(Records from a data collection)
^^^^^^^^
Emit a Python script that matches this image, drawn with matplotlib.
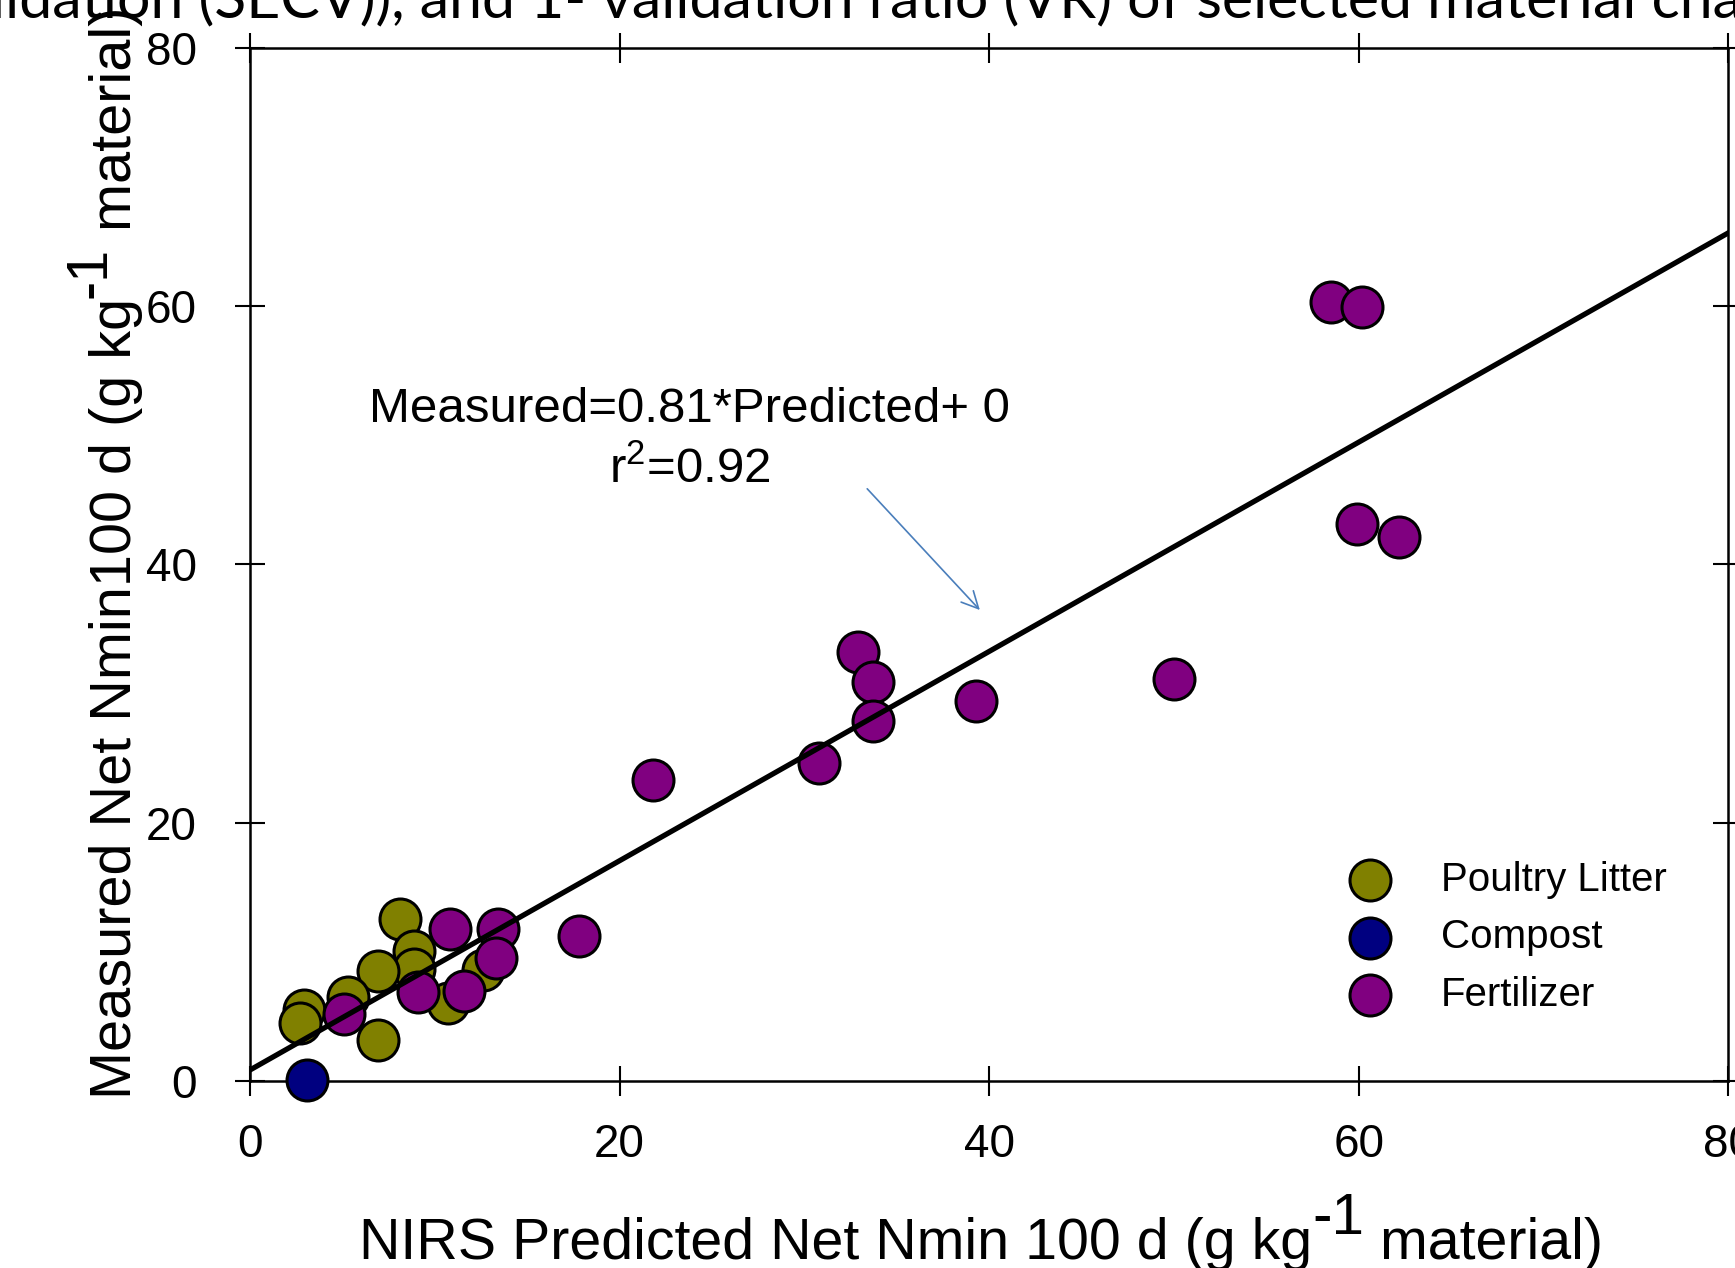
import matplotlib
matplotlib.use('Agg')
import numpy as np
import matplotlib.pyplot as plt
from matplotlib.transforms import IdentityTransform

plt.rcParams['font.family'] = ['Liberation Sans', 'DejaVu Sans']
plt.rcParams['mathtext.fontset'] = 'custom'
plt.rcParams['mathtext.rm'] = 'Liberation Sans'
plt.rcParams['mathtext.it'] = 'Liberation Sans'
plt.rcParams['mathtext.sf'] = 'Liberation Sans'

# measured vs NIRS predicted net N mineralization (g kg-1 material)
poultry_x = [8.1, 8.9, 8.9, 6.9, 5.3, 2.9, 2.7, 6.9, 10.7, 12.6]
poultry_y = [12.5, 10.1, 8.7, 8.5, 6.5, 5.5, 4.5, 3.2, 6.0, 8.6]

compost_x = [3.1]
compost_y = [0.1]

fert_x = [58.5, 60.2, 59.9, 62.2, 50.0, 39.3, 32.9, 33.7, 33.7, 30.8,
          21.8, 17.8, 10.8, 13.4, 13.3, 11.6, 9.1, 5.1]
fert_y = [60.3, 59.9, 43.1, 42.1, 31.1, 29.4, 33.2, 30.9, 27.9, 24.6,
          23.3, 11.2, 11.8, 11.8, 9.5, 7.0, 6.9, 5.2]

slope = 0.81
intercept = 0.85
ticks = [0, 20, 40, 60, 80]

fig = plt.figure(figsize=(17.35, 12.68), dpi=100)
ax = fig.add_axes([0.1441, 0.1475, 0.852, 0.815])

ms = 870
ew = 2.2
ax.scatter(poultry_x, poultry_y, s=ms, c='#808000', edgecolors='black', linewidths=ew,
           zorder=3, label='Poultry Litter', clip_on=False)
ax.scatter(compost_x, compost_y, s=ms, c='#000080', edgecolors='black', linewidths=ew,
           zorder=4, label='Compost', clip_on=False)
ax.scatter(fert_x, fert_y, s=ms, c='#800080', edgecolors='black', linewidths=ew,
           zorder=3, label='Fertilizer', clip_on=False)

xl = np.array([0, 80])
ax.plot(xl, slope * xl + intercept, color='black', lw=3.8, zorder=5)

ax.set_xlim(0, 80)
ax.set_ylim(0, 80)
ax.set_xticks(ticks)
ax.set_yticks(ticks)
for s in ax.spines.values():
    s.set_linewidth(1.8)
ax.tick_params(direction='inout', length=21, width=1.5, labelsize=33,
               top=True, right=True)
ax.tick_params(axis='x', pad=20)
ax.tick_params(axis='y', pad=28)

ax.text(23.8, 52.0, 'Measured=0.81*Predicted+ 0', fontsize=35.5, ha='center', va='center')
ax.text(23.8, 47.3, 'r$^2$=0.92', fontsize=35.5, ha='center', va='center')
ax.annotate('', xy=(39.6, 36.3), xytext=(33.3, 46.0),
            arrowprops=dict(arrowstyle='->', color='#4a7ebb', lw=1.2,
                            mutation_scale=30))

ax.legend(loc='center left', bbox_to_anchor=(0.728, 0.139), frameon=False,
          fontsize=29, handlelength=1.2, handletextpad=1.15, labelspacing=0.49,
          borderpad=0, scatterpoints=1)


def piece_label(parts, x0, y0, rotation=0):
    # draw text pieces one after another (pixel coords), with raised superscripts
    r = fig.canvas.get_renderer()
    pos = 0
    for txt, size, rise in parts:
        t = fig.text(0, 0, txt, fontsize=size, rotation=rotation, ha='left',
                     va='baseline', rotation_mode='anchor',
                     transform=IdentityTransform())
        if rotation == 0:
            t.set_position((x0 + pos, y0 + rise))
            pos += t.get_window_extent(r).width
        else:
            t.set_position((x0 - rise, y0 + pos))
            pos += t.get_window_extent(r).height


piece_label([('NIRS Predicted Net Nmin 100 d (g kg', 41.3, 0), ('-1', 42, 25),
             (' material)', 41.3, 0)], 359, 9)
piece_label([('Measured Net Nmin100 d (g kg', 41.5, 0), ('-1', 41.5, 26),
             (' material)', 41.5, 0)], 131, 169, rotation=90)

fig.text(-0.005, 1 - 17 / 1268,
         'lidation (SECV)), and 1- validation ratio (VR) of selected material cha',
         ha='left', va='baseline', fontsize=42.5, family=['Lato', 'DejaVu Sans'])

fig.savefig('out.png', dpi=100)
^^^^^^^^
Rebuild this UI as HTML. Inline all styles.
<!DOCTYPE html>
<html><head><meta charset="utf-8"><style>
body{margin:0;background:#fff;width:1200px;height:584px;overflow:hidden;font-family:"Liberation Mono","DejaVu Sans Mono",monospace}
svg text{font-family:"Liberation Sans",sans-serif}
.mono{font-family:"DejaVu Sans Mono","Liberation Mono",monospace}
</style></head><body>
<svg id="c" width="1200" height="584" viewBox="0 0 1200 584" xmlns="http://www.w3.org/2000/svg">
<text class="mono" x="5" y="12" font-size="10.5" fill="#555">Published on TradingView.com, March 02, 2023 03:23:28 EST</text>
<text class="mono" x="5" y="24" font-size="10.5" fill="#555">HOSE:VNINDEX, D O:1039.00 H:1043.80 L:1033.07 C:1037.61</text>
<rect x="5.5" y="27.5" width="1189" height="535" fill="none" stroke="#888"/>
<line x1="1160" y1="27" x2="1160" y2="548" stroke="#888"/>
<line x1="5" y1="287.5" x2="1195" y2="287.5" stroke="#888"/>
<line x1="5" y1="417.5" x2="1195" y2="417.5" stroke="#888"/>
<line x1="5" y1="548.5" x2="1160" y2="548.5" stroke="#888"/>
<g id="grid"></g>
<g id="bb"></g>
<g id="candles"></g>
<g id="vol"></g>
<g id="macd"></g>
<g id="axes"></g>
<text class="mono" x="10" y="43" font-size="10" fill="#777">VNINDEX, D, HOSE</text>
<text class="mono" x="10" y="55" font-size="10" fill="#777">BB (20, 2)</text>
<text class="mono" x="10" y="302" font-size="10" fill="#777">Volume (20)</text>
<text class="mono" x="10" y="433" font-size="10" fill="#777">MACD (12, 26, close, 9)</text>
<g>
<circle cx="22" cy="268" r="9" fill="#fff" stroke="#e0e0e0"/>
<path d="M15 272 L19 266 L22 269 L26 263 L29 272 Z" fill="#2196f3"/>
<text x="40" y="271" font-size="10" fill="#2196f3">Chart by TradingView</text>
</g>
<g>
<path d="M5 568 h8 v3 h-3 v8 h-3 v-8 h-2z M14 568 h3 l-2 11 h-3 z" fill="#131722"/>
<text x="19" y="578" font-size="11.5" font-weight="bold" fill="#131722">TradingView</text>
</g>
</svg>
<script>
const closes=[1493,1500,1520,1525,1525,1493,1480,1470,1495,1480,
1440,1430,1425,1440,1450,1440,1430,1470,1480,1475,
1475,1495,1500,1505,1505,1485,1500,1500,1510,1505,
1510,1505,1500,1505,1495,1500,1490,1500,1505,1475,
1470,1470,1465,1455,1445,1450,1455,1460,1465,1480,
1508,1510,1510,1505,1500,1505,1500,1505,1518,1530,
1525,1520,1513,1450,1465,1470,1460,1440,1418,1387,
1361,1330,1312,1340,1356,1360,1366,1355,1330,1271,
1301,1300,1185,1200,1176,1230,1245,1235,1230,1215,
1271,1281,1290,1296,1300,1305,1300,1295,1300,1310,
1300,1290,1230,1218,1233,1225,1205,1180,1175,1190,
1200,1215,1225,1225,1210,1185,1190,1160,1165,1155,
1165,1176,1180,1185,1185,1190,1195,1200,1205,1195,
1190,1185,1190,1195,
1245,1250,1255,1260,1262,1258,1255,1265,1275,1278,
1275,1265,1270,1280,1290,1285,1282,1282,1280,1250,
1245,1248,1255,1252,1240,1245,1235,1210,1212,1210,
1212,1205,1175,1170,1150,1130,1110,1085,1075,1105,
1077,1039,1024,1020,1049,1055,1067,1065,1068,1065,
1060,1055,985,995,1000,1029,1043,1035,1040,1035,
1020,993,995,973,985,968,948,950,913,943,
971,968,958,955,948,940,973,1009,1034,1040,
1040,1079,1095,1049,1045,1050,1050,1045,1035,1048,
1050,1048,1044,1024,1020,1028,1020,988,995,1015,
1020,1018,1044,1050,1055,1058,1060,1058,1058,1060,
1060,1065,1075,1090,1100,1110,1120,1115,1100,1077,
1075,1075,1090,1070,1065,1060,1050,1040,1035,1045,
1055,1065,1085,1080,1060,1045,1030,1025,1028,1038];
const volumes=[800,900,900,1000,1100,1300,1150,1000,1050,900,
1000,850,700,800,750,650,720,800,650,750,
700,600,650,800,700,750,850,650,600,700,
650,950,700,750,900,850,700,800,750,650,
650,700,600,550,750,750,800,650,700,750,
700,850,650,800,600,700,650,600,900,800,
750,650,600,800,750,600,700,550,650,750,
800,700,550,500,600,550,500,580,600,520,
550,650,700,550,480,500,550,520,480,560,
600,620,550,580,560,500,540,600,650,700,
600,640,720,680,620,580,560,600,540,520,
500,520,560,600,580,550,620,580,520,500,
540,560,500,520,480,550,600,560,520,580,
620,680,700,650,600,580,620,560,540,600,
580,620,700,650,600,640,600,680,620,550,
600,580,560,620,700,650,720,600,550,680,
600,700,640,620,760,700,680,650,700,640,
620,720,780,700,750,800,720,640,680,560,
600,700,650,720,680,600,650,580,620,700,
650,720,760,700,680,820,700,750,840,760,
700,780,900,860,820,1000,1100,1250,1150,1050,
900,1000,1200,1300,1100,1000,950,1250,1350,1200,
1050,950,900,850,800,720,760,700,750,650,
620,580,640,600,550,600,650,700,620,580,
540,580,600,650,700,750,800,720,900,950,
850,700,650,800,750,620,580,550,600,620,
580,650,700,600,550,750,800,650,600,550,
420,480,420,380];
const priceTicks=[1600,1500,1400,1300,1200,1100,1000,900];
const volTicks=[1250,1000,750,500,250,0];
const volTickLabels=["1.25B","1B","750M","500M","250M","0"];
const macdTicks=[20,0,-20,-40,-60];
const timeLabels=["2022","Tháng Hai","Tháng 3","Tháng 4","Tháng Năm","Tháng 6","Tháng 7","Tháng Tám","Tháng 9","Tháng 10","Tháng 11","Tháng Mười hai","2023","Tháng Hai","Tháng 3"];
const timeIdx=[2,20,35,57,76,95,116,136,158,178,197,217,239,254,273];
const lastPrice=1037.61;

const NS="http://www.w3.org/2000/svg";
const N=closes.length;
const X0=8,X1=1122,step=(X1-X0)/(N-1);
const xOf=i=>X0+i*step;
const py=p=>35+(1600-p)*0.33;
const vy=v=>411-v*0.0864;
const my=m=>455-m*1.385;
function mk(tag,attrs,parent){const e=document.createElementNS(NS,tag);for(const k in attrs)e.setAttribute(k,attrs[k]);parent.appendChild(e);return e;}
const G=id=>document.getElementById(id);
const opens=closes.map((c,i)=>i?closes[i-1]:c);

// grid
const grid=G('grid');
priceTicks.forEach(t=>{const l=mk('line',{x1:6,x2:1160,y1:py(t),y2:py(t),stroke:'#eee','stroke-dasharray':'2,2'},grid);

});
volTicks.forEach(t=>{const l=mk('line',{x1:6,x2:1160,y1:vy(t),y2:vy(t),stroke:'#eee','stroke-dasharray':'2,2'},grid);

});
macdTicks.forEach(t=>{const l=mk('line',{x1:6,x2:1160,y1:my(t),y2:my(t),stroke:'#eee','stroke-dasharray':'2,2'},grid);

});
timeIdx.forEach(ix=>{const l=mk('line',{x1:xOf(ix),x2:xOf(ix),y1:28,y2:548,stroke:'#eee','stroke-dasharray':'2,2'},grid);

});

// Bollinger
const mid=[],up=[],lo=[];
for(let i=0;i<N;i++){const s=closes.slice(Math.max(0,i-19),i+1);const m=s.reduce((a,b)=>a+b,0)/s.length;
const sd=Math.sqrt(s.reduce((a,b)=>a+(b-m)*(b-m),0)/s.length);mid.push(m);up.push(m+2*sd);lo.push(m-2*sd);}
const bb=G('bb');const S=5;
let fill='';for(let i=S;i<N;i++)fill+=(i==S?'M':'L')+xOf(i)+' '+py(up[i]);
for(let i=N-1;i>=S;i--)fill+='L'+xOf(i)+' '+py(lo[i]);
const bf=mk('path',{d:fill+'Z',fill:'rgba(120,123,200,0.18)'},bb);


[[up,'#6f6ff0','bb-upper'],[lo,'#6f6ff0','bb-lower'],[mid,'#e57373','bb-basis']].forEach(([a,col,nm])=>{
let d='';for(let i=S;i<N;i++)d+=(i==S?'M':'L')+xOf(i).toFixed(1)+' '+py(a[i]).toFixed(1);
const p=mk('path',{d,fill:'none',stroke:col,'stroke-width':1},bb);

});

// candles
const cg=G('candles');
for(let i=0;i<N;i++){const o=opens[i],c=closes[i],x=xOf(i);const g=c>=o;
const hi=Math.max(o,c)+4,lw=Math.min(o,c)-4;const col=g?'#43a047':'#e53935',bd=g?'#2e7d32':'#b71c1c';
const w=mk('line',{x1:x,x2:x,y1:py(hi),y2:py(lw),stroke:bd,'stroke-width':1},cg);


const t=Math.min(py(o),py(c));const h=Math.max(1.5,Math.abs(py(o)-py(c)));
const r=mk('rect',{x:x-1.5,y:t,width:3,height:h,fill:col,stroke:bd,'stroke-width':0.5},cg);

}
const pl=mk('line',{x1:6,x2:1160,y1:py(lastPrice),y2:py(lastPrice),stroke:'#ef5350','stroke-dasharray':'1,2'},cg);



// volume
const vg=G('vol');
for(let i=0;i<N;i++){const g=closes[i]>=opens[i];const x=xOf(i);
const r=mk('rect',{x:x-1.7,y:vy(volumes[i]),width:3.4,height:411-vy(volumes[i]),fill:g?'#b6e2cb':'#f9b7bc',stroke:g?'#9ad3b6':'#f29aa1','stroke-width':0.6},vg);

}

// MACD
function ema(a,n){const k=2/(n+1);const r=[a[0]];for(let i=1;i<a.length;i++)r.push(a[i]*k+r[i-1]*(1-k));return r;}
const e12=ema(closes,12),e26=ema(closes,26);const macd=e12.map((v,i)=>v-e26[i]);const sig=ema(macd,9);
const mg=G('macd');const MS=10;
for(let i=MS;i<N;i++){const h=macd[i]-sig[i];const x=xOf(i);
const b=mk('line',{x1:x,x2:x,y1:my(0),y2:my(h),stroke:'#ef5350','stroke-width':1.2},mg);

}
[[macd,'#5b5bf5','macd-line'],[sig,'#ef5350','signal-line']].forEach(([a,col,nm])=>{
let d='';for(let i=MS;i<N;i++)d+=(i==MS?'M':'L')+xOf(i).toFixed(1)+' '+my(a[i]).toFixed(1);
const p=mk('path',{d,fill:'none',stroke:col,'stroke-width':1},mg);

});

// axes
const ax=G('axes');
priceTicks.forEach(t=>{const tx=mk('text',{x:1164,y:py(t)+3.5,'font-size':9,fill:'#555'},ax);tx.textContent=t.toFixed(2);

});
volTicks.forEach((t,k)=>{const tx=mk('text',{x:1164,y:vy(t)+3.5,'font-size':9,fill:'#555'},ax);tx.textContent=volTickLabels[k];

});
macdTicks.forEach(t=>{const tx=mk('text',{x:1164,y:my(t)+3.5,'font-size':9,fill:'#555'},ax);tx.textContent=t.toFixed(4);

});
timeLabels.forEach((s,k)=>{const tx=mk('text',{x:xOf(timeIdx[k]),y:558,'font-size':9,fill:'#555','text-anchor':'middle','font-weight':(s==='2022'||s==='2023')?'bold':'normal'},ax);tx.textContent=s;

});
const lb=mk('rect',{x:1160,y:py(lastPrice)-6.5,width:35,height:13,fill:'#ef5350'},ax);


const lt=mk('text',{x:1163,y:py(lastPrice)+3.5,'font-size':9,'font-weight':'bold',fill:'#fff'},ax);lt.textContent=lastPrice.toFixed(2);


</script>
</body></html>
^^^^^^^^
> WRITTEN PROBLEM:
All lines above starting at the one with "Emit a Python" and ending at the one with "from matplotlib.transforms import", inclusive, are to be printed again exactly, with the pictures left out.

> REPLY:
Emit a Python script that matches this image, drawn with matplotlib.
import matplotlib
matplotlib.use('Agg')
import numpy as np
import matplotlib.pyplot as plt
from matplotlib.transforms import IdentityTransform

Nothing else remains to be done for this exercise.